WORK TO DO » Omit all images. Transcribe the rest of the material below exactly.

* begin *

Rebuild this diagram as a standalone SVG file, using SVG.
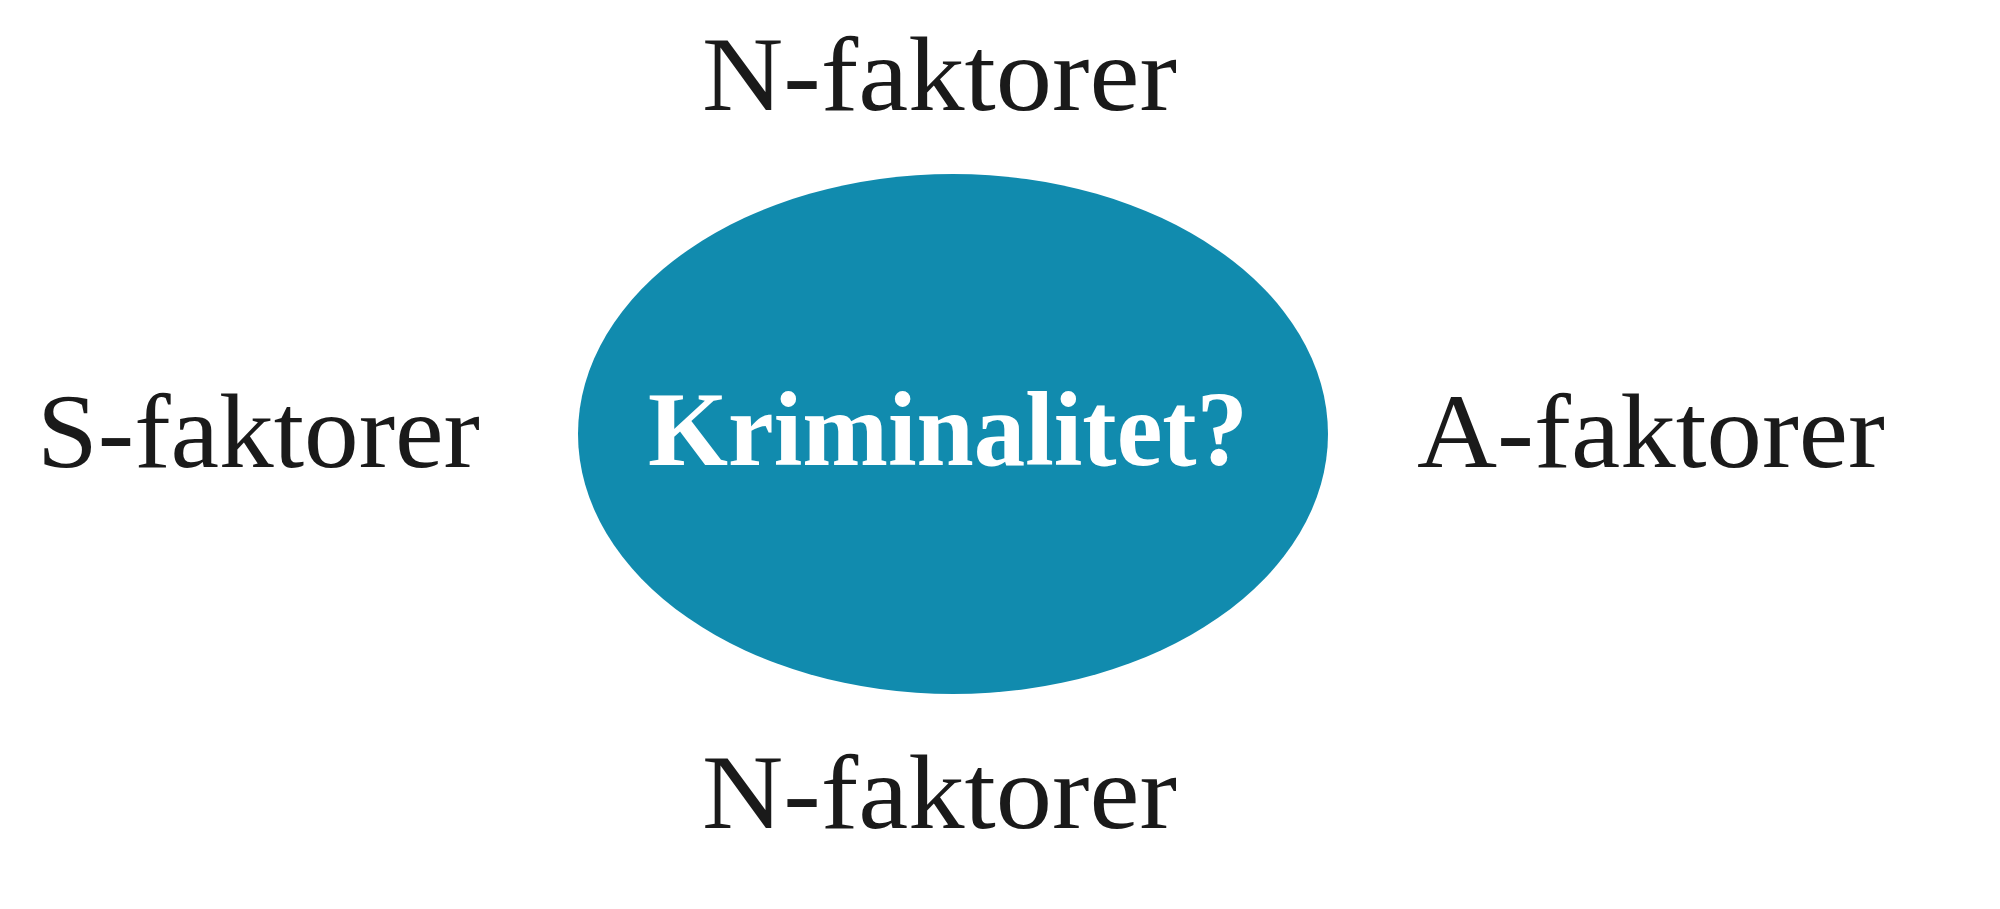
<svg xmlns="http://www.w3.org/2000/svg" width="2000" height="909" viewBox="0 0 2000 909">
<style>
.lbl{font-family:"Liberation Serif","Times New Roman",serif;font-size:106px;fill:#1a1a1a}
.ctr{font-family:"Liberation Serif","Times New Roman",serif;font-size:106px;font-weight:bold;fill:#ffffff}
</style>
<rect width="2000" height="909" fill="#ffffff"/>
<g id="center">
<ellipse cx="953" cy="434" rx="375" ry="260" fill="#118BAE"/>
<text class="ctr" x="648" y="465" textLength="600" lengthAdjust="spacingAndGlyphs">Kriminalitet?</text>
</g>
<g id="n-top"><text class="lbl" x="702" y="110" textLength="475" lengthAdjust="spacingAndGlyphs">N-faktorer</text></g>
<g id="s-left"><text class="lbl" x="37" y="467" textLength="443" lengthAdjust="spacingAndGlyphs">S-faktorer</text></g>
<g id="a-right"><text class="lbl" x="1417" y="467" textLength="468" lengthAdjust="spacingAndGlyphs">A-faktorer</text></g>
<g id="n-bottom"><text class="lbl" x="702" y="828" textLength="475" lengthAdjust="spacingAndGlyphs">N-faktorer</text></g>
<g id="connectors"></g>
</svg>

* end *

SOLUTION TO THIS EXERCISE »
Rebuild this diagram as a standalone SVG file, using SVG.
<svg xmlns="http://www.w3.org/2000/svg" width="2000" height="909" viewBox="0 0 2000 909">
<style>
.lbl{font-family:"Liberation Serif","Times New Roman",serif;font-size:106px;fill:#1a1a1a}
.ctr{font-family:"Liberation Serif","Times New Roman",serif;font-size:106px;font-weight:bold;fill:#ffffff}
</style>
<rect width="2000" height="909" fill="#ffffff"/>
<g id="center">
<ellipse cx="953" cy="434" rx="375" ry="260" fill="#118BAE"/>
<text class="ctr" x="648" y="465" textLength="600" lengthAdjust="spacingAndGlyphs">Kriminalitet?</text>
</g>
<g id="n-top"><text class="lbl" x="702" y="110" textLength="475" lengthAdjust="spacingAndGlyphs">N-faktorer</text></g>
<g id="s-left"><text class="lbl" x="37" y="467" textLength="443" lengthAdjust="spacingAndGlyphs">S-faktorer</text></g>
<g id="a-right"><text class="lbl" x="1417" y="467" textLength="468" lengthAdjust="spacingAndGlyphs">A-faktorer</text></g>
<g id="n-bottom"><text class="lbl" x="702" y="828" textLength="475" lengthAdjust="spacingAndGlyphs">N-faktorer</text></g>
<g id="connectors"></g>
</svg>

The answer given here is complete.